----- Exercise inputs -----

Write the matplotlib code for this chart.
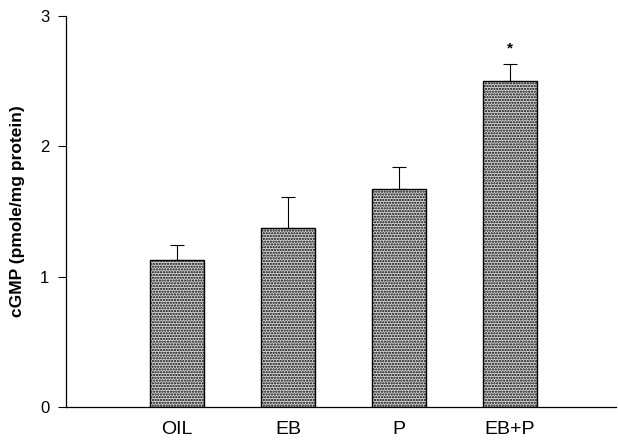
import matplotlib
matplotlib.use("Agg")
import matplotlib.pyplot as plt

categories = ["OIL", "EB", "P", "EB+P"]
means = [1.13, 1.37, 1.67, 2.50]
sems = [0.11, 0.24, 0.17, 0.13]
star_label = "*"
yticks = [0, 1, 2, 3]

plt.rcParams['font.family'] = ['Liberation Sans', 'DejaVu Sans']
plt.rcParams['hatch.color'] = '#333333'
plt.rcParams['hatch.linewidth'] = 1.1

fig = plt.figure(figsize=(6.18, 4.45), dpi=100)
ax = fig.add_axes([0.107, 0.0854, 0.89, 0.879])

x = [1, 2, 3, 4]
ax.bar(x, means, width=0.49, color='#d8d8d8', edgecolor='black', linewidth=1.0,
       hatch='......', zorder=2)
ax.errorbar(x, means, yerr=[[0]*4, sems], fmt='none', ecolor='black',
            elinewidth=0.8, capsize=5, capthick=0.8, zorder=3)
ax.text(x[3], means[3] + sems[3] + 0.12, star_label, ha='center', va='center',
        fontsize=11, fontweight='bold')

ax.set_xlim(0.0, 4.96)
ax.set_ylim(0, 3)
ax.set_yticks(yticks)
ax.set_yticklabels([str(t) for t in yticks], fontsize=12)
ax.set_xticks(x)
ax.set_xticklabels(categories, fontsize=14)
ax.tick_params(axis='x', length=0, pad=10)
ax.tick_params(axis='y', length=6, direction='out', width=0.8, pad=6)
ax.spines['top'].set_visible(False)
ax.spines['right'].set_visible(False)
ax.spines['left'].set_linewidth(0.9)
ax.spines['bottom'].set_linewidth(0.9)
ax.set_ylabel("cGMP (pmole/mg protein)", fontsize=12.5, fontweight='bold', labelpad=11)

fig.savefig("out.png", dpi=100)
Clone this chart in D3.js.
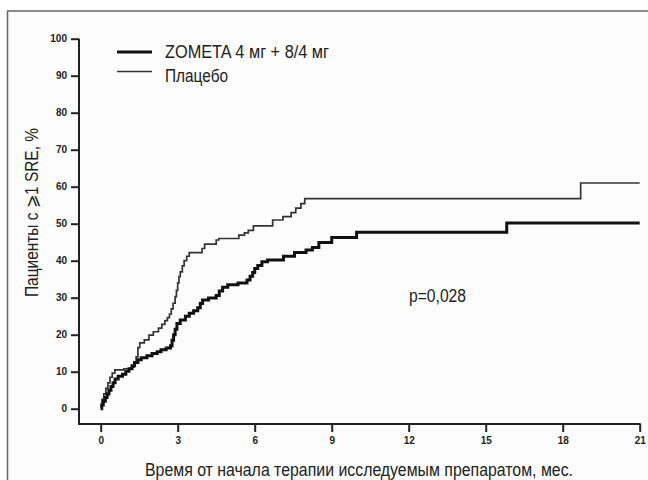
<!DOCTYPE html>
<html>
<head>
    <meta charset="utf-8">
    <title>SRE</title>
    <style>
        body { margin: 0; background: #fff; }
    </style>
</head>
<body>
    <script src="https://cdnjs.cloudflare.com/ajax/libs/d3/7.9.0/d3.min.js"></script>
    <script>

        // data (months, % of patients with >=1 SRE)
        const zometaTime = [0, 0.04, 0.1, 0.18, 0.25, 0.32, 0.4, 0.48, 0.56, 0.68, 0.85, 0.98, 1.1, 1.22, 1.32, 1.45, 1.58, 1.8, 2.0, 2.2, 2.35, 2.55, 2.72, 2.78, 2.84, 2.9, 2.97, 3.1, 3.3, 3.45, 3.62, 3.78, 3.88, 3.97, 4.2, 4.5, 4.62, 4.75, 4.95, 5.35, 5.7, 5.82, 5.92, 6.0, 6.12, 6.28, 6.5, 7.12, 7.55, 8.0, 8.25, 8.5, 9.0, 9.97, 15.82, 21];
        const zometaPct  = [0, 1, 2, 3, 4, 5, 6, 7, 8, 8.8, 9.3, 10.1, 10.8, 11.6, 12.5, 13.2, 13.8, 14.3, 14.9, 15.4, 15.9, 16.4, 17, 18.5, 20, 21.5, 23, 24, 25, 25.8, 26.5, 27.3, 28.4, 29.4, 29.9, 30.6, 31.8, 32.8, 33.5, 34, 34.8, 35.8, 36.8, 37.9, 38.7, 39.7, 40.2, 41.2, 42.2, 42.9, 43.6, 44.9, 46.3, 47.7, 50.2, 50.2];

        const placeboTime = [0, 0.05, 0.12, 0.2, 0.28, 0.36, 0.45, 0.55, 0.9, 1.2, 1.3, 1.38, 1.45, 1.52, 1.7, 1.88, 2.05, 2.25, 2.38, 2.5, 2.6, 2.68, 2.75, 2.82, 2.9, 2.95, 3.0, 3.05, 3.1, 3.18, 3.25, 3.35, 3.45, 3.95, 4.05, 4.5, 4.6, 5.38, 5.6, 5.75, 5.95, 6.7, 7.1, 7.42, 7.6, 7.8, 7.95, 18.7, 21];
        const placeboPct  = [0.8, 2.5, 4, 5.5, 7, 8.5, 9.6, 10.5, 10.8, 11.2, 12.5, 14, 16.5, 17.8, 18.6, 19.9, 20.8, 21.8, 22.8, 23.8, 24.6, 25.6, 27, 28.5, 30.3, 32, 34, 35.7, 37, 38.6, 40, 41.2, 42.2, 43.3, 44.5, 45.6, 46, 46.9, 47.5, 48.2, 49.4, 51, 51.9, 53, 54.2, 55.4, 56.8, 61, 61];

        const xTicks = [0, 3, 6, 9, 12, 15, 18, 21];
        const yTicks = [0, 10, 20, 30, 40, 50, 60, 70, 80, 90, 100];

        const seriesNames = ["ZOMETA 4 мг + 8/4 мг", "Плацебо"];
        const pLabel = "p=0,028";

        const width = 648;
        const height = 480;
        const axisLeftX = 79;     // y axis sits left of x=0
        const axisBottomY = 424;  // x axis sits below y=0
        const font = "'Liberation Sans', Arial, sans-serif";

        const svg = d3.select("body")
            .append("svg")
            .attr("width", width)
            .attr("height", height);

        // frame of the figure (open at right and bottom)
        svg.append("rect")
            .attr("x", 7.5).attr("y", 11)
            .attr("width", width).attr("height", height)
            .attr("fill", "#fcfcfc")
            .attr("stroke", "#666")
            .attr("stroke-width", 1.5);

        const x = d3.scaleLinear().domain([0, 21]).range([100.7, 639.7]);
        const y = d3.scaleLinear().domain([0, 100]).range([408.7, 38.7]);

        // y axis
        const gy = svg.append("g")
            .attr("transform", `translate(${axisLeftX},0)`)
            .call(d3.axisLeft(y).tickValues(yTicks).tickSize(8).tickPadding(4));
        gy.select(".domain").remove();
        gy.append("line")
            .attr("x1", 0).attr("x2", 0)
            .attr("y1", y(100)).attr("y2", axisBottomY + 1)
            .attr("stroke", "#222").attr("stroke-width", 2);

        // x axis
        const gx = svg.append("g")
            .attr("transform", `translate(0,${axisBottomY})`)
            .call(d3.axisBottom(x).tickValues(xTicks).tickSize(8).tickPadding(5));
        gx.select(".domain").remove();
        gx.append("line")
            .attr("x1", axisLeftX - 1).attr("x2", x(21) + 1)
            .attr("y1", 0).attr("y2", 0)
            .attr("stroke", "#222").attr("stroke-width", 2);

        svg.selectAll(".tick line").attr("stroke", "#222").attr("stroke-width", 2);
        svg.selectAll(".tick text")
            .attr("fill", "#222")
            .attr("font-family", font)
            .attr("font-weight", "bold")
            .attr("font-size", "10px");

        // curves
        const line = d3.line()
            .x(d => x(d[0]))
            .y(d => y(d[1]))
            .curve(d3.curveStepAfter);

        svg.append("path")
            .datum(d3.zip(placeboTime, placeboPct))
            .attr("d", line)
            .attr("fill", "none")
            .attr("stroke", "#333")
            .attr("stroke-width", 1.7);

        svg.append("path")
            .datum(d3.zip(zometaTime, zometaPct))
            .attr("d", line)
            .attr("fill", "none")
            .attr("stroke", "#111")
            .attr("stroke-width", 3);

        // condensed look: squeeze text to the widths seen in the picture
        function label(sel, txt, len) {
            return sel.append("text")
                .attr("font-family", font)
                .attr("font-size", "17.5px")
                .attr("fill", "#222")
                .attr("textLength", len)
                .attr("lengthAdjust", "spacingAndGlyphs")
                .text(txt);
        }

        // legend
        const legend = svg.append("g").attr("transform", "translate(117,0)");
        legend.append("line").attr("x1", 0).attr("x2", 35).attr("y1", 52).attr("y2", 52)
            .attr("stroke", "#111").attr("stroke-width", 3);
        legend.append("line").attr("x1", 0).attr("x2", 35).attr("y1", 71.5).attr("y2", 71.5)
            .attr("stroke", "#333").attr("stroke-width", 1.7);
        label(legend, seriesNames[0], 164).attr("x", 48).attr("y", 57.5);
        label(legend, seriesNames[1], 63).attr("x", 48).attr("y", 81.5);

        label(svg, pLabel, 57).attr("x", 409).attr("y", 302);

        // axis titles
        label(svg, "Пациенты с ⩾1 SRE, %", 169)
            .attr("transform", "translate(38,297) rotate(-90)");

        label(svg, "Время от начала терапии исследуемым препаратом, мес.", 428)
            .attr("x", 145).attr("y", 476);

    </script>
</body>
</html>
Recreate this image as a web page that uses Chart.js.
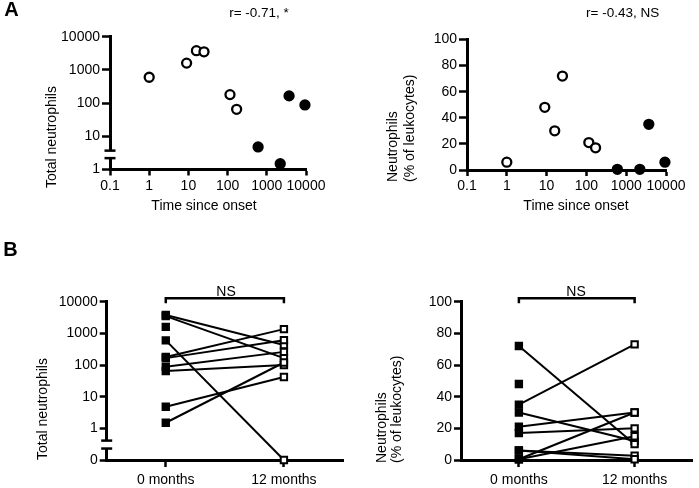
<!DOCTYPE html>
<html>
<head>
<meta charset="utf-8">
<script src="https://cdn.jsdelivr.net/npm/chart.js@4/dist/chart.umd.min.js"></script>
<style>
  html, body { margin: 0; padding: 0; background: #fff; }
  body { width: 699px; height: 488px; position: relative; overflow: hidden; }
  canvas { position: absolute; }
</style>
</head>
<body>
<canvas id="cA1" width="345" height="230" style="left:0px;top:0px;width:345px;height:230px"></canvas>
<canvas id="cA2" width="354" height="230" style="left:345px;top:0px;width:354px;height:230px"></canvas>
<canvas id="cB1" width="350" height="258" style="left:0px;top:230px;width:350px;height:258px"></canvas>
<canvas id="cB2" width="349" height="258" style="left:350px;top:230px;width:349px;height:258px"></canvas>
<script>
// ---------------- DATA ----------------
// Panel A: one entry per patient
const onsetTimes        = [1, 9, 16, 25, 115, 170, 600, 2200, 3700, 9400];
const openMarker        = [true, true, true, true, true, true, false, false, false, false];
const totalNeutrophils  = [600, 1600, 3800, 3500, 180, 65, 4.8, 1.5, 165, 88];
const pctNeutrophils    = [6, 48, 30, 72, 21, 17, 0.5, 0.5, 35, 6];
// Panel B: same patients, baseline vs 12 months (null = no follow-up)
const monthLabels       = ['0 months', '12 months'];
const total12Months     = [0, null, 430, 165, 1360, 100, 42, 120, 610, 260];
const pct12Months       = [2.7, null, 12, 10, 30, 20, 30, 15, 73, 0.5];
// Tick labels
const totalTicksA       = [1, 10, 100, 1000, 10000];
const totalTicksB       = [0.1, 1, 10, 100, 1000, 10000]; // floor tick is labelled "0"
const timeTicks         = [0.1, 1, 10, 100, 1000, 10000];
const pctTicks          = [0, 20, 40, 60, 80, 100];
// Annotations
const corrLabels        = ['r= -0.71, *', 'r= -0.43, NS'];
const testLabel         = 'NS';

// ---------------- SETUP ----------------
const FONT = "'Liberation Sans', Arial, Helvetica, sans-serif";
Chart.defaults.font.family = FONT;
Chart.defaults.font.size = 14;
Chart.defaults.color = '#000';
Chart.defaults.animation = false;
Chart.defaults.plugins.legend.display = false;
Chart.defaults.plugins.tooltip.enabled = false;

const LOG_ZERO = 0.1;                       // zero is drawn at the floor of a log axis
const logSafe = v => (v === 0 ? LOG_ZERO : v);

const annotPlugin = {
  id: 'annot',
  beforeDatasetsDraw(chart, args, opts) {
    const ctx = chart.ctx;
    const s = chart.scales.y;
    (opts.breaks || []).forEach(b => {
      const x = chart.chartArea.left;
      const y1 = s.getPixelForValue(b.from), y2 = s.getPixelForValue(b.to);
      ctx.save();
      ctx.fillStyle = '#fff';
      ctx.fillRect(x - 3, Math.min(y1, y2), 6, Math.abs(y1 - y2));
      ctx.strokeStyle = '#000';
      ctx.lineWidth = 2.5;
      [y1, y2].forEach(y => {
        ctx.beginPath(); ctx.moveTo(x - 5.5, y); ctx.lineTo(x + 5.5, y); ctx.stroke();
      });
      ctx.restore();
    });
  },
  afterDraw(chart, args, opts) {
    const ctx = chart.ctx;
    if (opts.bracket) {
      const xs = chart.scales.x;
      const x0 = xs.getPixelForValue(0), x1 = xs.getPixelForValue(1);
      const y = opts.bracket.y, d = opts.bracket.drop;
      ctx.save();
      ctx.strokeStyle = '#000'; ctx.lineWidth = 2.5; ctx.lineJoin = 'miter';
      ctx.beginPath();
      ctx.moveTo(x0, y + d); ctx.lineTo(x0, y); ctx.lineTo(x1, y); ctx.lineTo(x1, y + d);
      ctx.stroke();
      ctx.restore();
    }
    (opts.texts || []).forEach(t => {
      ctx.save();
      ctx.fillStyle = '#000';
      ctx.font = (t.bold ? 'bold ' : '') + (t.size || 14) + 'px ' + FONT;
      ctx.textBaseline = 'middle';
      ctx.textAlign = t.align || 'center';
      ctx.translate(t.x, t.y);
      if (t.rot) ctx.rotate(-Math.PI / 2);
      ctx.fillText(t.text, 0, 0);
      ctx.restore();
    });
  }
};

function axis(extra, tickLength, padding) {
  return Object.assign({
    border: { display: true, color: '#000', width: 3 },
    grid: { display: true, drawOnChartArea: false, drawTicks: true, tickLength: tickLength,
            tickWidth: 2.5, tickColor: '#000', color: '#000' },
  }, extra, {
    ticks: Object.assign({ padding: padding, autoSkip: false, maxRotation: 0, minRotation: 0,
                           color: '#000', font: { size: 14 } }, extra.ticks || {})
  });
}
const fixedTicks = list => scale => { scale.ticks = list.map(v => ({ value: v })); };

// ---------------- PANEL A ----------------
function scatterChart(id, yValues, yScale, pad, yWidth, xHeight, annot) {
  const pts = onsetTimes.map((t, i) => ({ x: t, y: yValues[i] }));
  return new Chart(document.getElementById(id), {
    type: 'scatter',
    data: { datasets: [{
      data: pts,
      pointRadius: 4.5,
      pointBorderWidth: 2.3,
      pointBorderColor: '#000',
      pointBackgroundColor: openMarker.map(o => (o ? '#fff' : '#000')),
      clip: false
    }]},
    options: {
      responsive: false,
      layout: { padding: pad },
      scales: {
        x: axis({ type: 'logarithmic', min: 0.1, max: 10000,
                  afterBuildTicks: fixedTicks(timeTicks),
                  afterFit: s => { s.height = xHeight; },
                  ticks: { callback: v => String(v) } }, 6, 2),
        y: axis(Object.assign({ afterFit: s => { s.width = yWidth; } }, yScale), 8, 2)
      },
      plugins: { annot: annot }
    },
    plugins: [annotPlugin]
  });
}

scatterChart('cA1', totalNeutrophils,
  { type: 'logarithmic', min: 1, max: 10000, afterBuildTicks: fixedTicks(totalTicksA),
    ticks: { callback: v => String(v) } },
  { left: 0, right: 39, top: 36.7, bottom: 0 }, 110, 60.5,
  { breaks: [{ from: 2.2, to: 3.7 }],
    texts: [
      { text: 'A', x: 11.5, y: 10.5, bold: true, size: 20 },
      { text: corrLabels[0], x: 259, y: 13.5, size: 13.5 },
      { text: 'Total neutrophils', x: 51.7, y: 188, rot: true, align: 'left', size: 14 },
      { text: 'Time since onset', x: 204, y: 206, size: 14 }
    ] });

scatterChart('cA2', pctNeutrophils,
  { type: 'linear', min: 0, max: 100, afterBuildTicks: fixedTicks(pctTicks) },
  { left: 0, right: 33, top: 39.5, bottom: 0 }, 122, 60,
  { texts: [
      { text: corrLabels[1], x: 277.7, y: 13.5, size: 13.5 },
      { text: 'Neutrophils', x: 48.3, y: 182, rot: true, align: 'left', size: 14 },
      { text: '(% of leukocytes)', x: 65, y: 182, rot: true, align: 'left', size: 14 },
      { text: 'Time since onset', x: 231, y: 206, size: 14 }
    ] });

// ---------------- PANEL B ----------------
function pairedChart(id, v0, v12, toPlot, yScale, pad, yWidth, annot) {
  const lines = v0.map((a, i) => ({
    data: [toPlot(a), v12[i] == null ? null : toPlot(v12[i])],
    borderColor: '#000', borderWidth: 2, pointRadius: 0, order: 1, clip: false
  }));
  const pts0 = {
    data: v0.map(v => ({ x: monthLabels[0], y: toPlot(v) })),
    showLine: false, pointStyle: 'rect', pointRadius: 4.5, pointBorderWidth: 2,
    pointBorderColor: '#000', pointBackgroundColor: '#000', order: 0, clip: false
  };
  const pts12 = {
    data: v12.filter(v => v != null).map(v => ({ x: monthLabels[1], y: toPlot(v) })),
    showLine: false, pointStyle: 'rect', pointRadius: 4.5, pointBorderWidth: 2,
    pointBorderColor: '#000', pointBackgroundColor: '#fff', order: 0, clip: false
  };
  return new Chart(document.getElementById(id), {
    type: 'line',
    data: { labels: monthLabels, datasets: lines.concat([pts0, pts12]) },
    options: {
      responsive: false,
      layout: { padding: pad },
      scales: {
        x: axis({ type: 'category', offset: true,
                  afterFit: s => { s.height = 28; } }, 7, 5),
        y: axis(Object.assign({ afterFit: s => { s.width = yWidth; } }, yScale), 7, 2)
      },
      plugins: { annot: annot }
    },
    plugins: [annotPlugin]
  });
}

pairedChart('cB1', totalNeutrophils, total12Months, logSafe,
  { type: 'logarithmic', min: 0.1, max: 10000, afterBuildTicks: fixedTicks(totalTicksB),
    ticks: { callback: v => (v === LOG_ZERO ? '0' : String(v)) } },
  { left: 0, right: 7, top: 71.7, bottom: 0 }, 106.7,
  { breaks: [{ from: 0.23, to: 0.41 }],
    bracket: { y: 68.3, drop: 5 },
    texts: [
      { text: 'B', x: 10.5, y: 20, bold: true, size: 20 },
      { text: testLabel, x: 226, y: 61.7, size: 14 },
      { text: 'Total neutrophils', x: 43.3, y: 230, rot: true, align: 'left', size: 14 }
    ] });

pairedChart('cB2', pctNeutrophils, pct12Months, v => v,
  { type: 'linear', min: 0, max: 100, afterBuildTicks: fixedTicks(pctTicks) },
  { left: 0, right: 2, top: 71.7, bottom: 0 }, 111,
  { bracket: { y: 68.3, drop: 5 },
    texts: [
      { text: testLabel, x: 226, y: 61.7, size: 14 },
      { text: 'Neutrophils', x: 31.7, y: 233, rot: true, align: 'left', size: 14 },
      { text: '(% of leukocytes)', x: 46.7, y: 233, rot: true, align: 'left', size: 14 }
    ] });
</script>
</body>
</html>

-----

The problem: The lines to reproduce run from the one above containing "Recreate this image" through the one containing "Chart.defaults.plugins.tooltip.enabled = false;". Copy them exactly and leave out all pictures.

The answer:
Recreate this image as a web page that uses Chart.js.
<!DOCTYPE html>
<html>
<head>
<meta charset="utf-8">
<script src="https://cdn.jsdelivr.net/npm/chart.js@4/dist/chart.umd.min.js"></script>
<style>
  html, body { margin: 0; padding: 0; background: #fff; }
  body { width: 699px; height: 488px; position: relative; overflow: hidden; }
  canvas { position: absolute; }
</style>
</head>
<body>
<canvas id="cA1" width="345" height="230" style="left:0px;top:0px;width:345px;height:230px"></canvas>
<canvas id="cA2" width="354" height="230" style="left:345px;top:0px;width:354px;height:230px"></canvas>
<canvas id="cB1" width="350" height="258" style="left:0px;top:230px;width:350px;height:258px"></canvas>
<canvas id="cB2" width="349" height="258" style="left:350px;top:230px;width:349px;height:258px"></canvas>
<script>
// ---------------- DATA ----------------
// Panel A: one entry per patient
const onsetTimes        = [1, 9, 16, 25, 115, 170, 600, 2200, 3700, 9400];
const openMarker        = [true, true, true, true, true, true, false, false, false, false];
const totalNeutrophils  = [600, 1600, 3800, 3500, 180, 65, 4.8, 1.5, 165, 88];
const pctNeutrophils    = [6, 48, 30, 72, 21, 17, 0.5, 0.5, 35, 6];
// Panel B: same patients, baseline vs 12 months (null = no follow-up)
const monthLabels       = ['0 months', '12 months'];
const total12Months     = [0, null, 430, 165, 1360, 100, 42, 120, 610, 260];
const pct12Months       = [2.7, null, 12, 10, 30, 20, 30, 15, 73, 0.5];
// Tick labels
const totalTicksA       = [1, 10, 100, 1000, 10000];
const totalTicksB       = [0.1, 1, 10, 100, 1000, 10000]; // floor tick is labelled "0"
const timeTicks         = [0.1, 1, 10, 100, 1000, 10000];
const pctTicks          = [0, 20, 40, 60, 80, 100];
// Annotations
const corrLabels        = ['r= -0.71, *', 'r= -0.43, NS'];
const testLabel         = 'NS';

// ---------------- SETUP ----------------
const FONT = "'Liberation Sans', Arial, Helvetica, sans-serif";
Chart.defaults.font.family = FONT;
Chart.defaults.font.size = 14;
Chart.defaults.color = '#000';
Chart.defaults.animation = false;
Chart.defaults.plugins.legend.display = false;
Chart.defaults.plugins.tooltip.enabled = false;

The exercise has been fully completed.